Intravenous thrombolysis for ischaemic stroke: short delays and high community-based treatment rates after organisational changes in a previously inexperienced centre
- 1Department of Neurology, Sørlandet Hospital Kristiansand, Norway
- 2Department of Neurology, Haukeland University Hospital, Bergen, Norway
- 3Institute of Clinical Medicine, University of Bergen, Bergen, Norway
- 4Hospital of Rehabilitation, Rikshospitalet University Hospital, Kristiansand, Norway
- Dr A Tveiten, Department of Neurology, Sorlandet Sykehus Kristiansand, 4604 Kristiansand, Norway;
- Accepted 30 September 2008
Aim: To evaluate hospital delays in thrombolytic treatment before and after organisational changes and community-based treatment rates in a previously inexperienced centre.

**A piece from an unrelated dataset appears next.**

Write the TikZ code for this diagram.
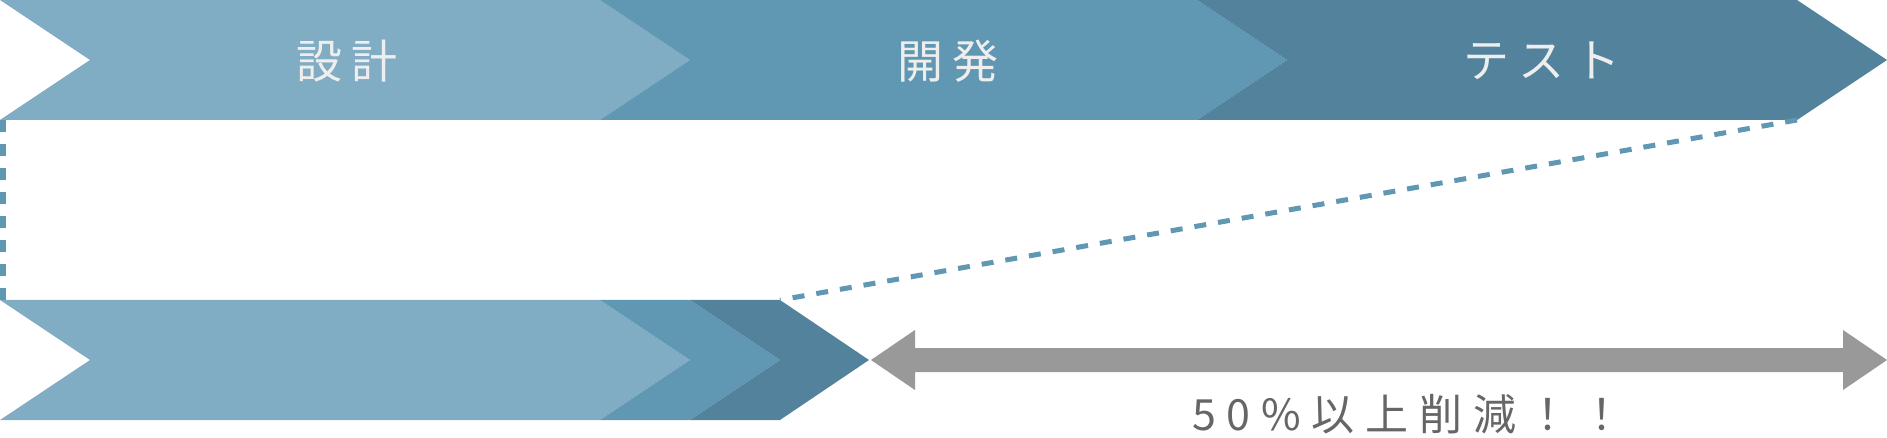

Methods: The delays before and after organisational changes made in 2006 were compared using a prospective treatment database. In a 6-month period in 2007, a community-based search was performed for all hospitalisations for ischaemic stroke. The number of patients admitted within the 0–3 h time window and the proportion treated with tissue plasminogen activator were analysed.

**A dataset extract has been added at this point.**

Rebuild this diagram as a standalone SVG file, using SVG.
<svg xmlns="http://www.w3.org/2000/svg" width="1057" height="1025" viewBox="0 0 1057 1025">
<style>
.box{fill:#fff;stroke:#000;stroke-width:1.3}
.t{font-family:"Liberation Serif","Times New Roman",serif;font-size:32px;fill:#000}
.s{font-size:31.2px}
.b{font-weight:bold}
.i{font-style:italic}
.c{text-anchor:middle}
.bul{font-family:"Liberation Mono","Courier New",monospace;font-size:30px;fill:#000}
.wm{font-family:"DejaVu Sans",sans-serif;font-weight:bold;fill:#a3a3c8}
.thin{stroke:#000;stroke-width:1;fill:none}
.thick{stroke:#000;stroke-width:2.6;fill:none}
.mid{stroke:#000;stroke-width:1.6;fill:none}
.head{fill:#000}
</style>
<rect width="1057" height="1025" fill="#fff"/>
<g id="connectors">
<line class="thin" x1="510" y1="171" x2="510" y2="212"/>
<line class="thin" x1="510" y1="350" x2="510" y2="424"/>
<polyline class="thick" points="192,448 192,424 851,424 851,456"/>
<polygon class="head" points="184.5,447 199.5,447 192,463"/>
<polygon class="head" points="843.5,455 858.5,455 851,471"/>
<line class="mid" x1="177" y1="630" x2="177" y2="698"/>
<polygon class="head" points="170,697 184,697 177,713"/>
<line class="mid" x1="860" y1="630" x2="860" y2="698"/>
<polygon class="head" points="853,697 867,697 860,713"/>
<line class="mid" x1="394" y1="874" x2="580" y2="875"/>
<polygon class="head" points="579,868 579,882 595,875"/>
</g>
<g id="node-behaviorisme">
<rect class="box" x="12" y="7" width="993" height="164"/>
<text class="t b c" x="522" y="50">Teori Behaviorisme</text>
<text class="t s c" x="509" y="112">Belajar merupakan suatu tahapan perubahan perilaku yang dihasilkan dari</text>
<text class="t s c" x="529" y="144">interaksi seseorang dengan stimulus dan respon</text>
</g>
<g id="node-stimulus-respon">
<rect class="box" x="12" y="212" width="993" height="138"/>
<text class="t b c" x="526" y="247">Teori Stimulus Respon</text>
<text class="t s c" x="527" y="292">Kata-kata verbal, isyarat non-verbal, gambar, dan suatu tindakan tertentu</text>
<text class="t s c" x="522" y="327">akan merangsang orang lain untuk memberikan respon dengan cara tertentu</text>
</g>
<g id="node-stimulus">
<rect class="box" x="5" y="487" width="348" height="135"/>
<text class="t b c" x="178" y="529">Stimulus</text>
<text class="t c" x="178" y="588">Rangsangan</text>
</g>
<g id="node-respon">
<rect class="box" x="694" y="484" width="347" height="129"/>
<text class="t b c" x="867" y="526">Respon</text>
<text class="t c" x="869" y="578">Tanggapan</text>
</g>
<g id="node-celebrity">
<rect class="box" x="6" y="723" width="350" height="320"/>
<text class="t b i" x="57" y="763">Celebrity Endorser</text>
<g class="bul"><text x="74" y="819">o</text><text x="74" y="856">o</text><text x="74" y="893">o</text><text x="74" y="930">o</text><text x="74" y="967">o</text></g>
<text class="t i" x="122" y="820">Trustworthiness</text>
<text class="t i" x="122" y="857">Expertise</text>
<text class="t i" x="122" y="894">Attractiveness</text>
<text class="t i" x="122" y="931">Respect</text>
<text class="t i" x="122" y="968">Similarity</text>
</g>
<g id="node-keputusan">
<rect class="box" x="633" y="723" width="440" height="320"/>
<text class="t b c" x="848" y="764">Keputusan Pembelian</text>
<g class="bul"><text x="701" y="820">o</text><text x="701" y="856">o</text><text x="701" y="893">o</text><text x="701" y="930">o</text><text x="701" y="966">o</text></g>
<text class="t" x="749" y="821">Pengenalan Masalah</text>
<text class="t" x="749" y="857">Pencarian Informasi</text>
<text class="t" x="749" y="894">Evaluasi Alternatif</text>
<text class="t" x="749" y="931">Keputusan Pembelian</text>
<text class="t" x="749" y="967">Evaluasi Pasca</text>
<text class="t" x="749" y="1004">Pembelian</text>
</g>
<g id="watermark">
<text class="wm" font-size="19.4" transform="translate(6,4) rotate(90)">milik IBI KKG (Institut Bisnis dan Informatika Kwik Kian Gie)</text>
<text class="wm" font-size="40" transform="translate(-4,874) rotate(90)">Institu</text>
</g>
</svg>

Results: The number of treatments increased fourfold from 2005 to 2007 with a significant reduction in mean door-to-needle time from 60 min to 38 min (p = 0.002). In the community-based series, 14/137 patients (10%) hospitalised with ischaemic stroke and 13/32 patients (41%) admitted in the 0–3 h window were treated.

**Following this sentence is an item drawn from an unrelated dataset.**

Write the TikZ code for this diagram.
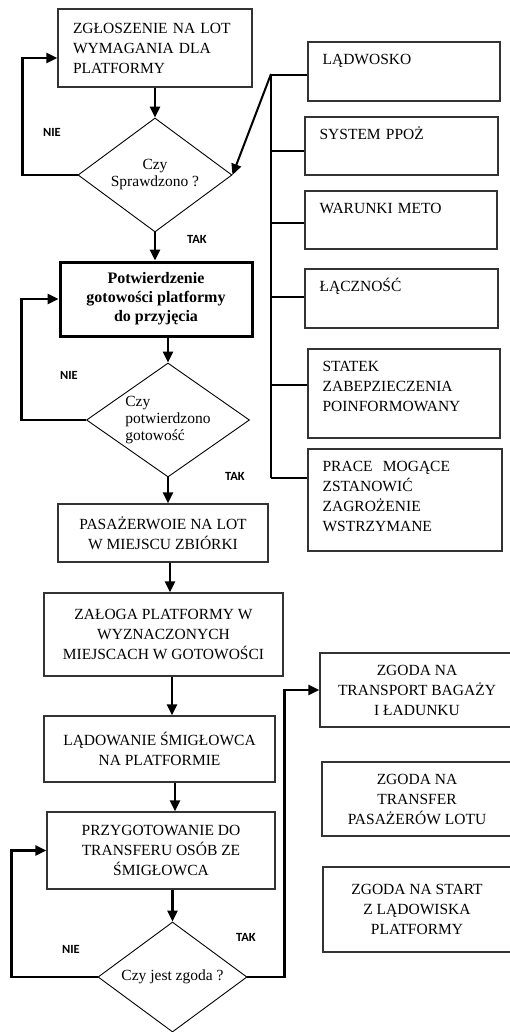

Conclusions: An inexperienced stroke centre can rapidly implement the necessary logistics to deliver thrombolysis to a large proportion of patients with acute stroke with short hospital delays. Important factors are probably prenotification of a team and the initiation of thrombolytic treatment in the emergency room.
Competing interests: AT and LT have received travel grants and honoraria from Boehringer Ingelheim GmbH.